Ações como esta, tanto pela sua raridade, quanto pelo valor simbólico que encerram, merecem sempre, e sempre, e cada vez mais, ser exaltadas por todas as formas possíveis e imagináveis, sobretudo junto à juventude, para que possam vir a ser imitadas por um número máximo de pessoas, se possível por todas, e se transformar, quem sabe, em rotina. O mundo seria infinitamente melhor se isso acontecesse.

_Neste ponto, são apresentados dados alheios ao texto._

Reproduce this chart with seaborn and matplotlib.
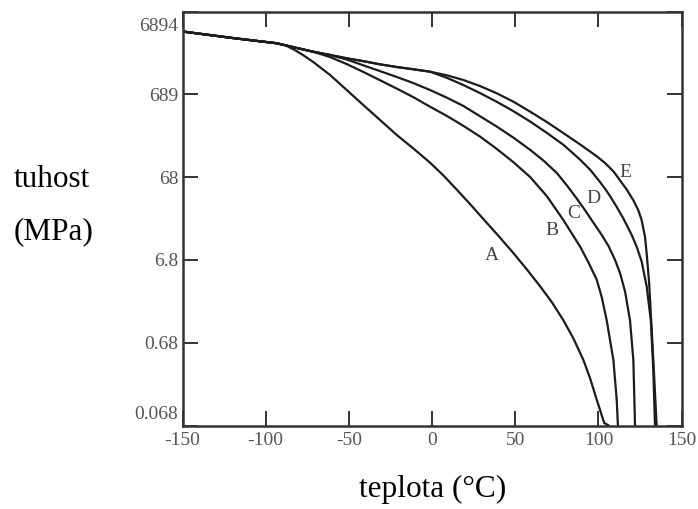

O romancista português José Saramago, Prêmio Nobel de Literatura de 1998, constatou, em seu livro "Ensaio sobre a Cegueira": "É desta massa que fomos feitos: metade de indiferença e metade de ruindade". A atitude dos soldados Ferreira e Lacerda (e de tantas outras pessoas bondosas, generosas e altruístas cujos gestos de grandeza e de solidariedade sequer vêm a público), felizmente desmentem essa contundente asserção. Ainda assim, é bastante válida uma outra constatação, feita em tom de advertência, pelo desencantado intelectual lusitano: "As pessoas começam por ceder nas pequenas coisas e acabam por perder o sentido da vida". E perdem mesmo... Mas o sentido da vida, ao contrário do que a maioria pensa, não está na busca por um ilusório poder, que nada pode ou por riquezas "que a traça rói e o tempo desfaz". Porquanto, como constatou Lacordaire, "não é o gênio, nem a glória, nem o amor que medem a elevação de nossa alma: É a bondade".